Problem to work on
Quote the data exactly, first line to the line containing "base_mt = [6365, 6440]", with no pictures.

________________________

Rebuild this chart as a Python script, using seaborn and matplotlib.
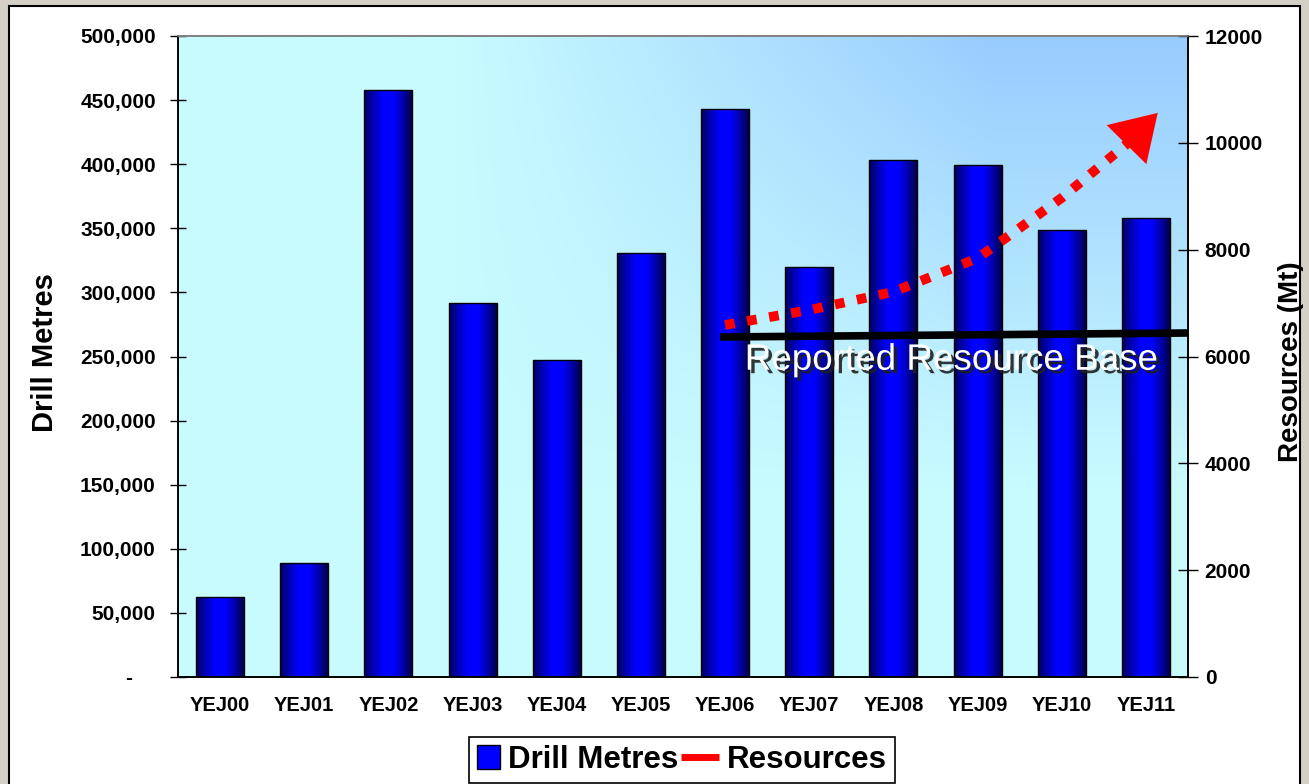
import numpy as np
import pandas as pd
import matplotlib
matplotlib.use("Agg")
import matplotlib.pyplot as plt
import seaborn as sns
from matplotlib.patches import Rectangle, Patch
from matplotlib.lines import Line2D
from matplotlib.colors import LinearSegmentedColormap
from matplotlib.ticker import FuncFormatter, FixedLocator
from matplotlib.legend_handler import HandlerPatch, HandlerBase
import matplotlib.patheffects as pe

# ---------------- data ----------------
years = ["YEJ00", "YEJ01", "YEJ02", "YEJ03", "YEJ04", "YEJ05",
         "YEJ06", "YEJ07", "YEJ08", "YEJ09", "YEJ10", "YEJ11"]
drill_metres = [62500, 89000, 458000, 292000, 247000, 331000,
                443000, 320000, 403000, 399000, 349000, 358000]

# reported resource base (black line), category positions and Mt values
base_pos = [5.94, 11.5]
base_mt = [6365, 6440]

# projected resources trend (red dotted arrow)
trend_pos = [6.0, 7.0, 8.0, 9.0, 10.0, 10.8]
trend_mt = [6590, 6870, 7210, 7840, 8970, 10015]
arrow_tip_pos = 11.14
arrow_tip_mt = 10560

left_ticks = [0, 50000, 100000, 150000, 200000, 250000, 300000,
              350000, 400000, 450000, 500000]
right_ticks = [0, 2000, 4000, 6000, 8000, 10000, 12000]

df = pd.DataFrame({"year": years, "drill": drill_metres})

# ---------------- figure ----------------
sns.set_style("white")
plt.rcParams["font.family"] = ["Liberation Sans", "DejaVu Sans"]
plt.rcParams["text.color"] = "black"
plt.rcParams["axes.labelcolor"] = "black"
plt.rcParams["xtick.color"] = "black"
plt.rcParams["ytick.color"] = "black"

W, H = 1309, 784
fig = plt.figure(figsize=(W / 100, H / 100), dpi=100)
fig.patch.set_facecolor("#d4d0c8")
fig.patches.append(Rectangle((8.5 / W, -0.05), (1300 - 8.5) / W, 1.05 - 6 / H,
                             transform=fig.transFigure, facecolor="white",
                             edgecolor="black", linewidth=1.5, zorder=-10))

ax = fig.add_axes([178 / W, 1 - 677 / H, (1188 - 178) / W, 641 / H])
ax.set_facecolor("none")

# background gradient (blue towards the top-right)
ny, nx = 200, 320
u = np.linspace(0, 1, nx)[None, :]
v = np.linspace(0, 1, ny)[:, None]
fu = np.clip(1.9 * (u - 0.278), 0, 1)
gv = np.clip((v - 0.3) / 0.7, 0, 1)
t = fu * gv
c0 = np.array([0xc8, 0xfb, 0xfe]) / 255
c1 = np.array([0x99, 0xcc, 0xff]) / 255
bg = c0[None, None, :] * (1 - t[..., None]) + c1[None, None, :] * t[..., None]
ax.imshow(bg, extent=(0, 1, 0, 1), transform=ax.transAxes, aspect="auto",
          origin="lower", zorder=0, interpolation="bilinear")

sns.barplot(data=df, x="year", y="drill", ax=ax, color="#0000ff", width=0.57,
            edgecolor="black", linewidth=1.0, saturation=1)

bar_cmap = LinearSegmentedColormap.from_list(
    "cyl", [(0, "#000060"), (0.2, "#0000b8"), (0.4, "#0000ff"),
            (0.62, "#0000ff"), (0.82, "#0000a8"), (1, "#00004a")])
grad = np.linspace(0, 1, 100)[None, :]
for p in list(ax.patches):
    bb = p.get_bbox()
    im = ax.imshow(grad, extent=(bb.x0, bb.x1, bb.y0, bb.y1), aspect="auto",
                   cmap=bar_cmap, zorder=2, origin="lower")
    im.set_clip_path(p)
    p.set_facecolor("none")
    p.set_zorder(3)

ax.set_xlim(-0.5, 11.5)
ax.set_ylim(0, 500000)
ax.set_xlabel("")
ax.set_ylabel("")

# x ticks at category boundaries, labels at centers
ax.xaxis.set_major_locator(FixedLocator(np.arange(-0.5, 12, 1)))
ax.xaxis.set_major_formatter(FuncFormatter(lambda v_, p_: ""))
ax.set_xticks(range(12), labels=years, minor=True)
ax.tick_params(axis="x", which="major", direction="out", length=6, width=1, color="black")
ax.tick_params(axis="x", which="minor", length=0, pad=14, labelsize=14.5)
for lab in ax.get_xticklabels(minor=True):
    lab.set_fontweight("bold")

ax.set_yticks(left_ticks)
ax.yaxis.set_major_formatter(FuncFormatter(
    lambda v_, p_: "-    " if v_ == 0 else f"{int(v_):,}"))
ax.tick_params(axis="y", direction="inout", length=12, width=1, pad=10,
               labelsize=15, color="black")
for lab in ax.get_yticklabels():
    lab.set_fontweight("bold")

ax2 = ax.twinx()
ax2.set_ylim(0, 12000)
ax2.set_yticks(right_ticks)
ax2.yaxis.set_major_formatter(FuncFormatter(lambda v_, p_: f"{int(v_)}"))
ax2.tick_params(axis="y", direction="inout", length=14, width=1, pad=5,
                labelsize=15, color="black")
for lab in ax2.get_yticklabels():
    lab.set_fontweight("bold")

for a in (ax, ax2):
    for s in ("left", "bottom", "right"):
        a.spines[s].set_color("black")
        a.spines[s].set_linewidth(1.2)
    a.spines["top"].set_color("#808080")
    a.spines["top"].set_linewidth(1.2)

# reported resource base line
ax2.plot(base_pos, base_mt, color="black", lw=5.5, solid_capstyle="butt", zorder=5)

# projected trend dotted curve with arrow head
ax2.plot(trend_pos, trend_mt, color="red", lw=7, linestyle=(0, (1.0, 1.3)),
         dash_capstyle="butt", zorder=6)
ax2.annotate("", xy=(arrow_tip_pos, arrow_tip_mt),
             xytext=(trend_pos[-1], trend_mt[-1]),
             arrowprops=dict(arrowstyle="-|>,head_length=1.6,head_width=1.0",
                             color="red", lw=0.01, mutation_scale=20,
                             shrinkA=0, shrinkB=0), zorder=7)
ax2.set_xlim(-0.5, 11.5)

ax2.text(8.68, 5930, "Reported Resource Base", ha="center", va="center",
         fontsize=26.5, color="white",
         family=["Liberation Sans Narrow", "Liberation Sans", "DejaVu Sans"],
         path_effects=[pe.withSimplePatchShadow(offset=(2.5, -2.5),
                                                 shadow_rgbFace="#202020", alpha=0.9)],
         zorder=8)

# axis titles
fig.text(45 / W, 1 - 353 / H, "Drill Metres", rotation=90, ha="center", va="center",
         fontsize=21, fontweight="bold")
fig.text(1291 / W, 1 - 362 / H, "Resources (Mt)", rotation=90, ha="center",
         va="center", fontsize=20, fontweight="bold")


# legend
class SquareHandler(HandlerPatch):
    def create_artists(self, legend, orig_handle, xdescent, ydescent, width,
                       height, fontsize, trans):
        s = width
        rect = Rectangle((-xdescent, -ydescent + (height - s) / 2),
                         s, s, facecolor="#0000ff", edgecolor="black", lw=1,
                         transform=trans)
        return [rect]


class LongLineHandler(HandlerBase):
    def create_artists(self, legend, orig_handle, xdescent, ydescent, width,
                       height, fontsize, trans):
        y = -ydescent + height / 2
        ln = Line2D([-xdescent - 0.62 * width, -xdescent + width], [y, y],
                    color="red", lw=5, solid_capstyle="butt", transform=trans)
        return [ln]


handles = [Patch(facecolor="#0000ff", edgecolor="black"),
           Line2D([], [], color="red", lw=5)]
leg = fig.legend(handles, ["Drill Metres", "Resources"], ncol=2,
                 loc="center", bbox_to_anchor=(682 / W, 1 - 760 / H),
                 prop=dict(size=22.5, weight="bold"), frameon=True, fancybox=False,
                 edgecolor="black", framealpha=1, handlelength=0.75,
                 handletextpad=0.25, columnspacing=0.55, borderpad=0.25,
                 borderaxespad=0,
                 handler_map={Patch: SquareHandler(), Line2D: LongLineHandler()})
leg.get_frame().set_linewidth(1.2)

fig.savefig("out.png", dpi=100, facecolor=fig.get_facecolor())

________________________

The completed task
Rebuild this chart as a Python script, using seaborn and matplotlib.
import numpy as np
import pandas as pd
import matplotlib
matplotlib.use("Agg")
import matplotlib.pyplot as plt
import seaborn as sns
from matplotlib.patches import Rectangle, Patch
from matplotlib.lines import Line2D
from matplotlib.colors import LinearSegmentedColormap
from matplotlib.ticker import FuncFormatter, FixedLocator
from matplotlib.legend_handler import HandlerPatch, HandlerBase
import matplotlib.patheffects as pe

# ---------------- data ----------------
years = ["YEJ00", "YEJ01", "YEJ02", "YEJ03", "YEJ04", "YEJ05",
         "YEJ06", "YEJ07", "YEJ08", "YEJ09", "YEJ10", "YEJ11"]
drill_metres = [62500, 89000, 458000, 292000, 247000, 331000,
                443000, 320000, 403000, 399000, 349000, 358000]

# reported resource base (black line), category positions and Mt values
base_pos = [5.94, 11.5]
base_mt = [6365, 6440]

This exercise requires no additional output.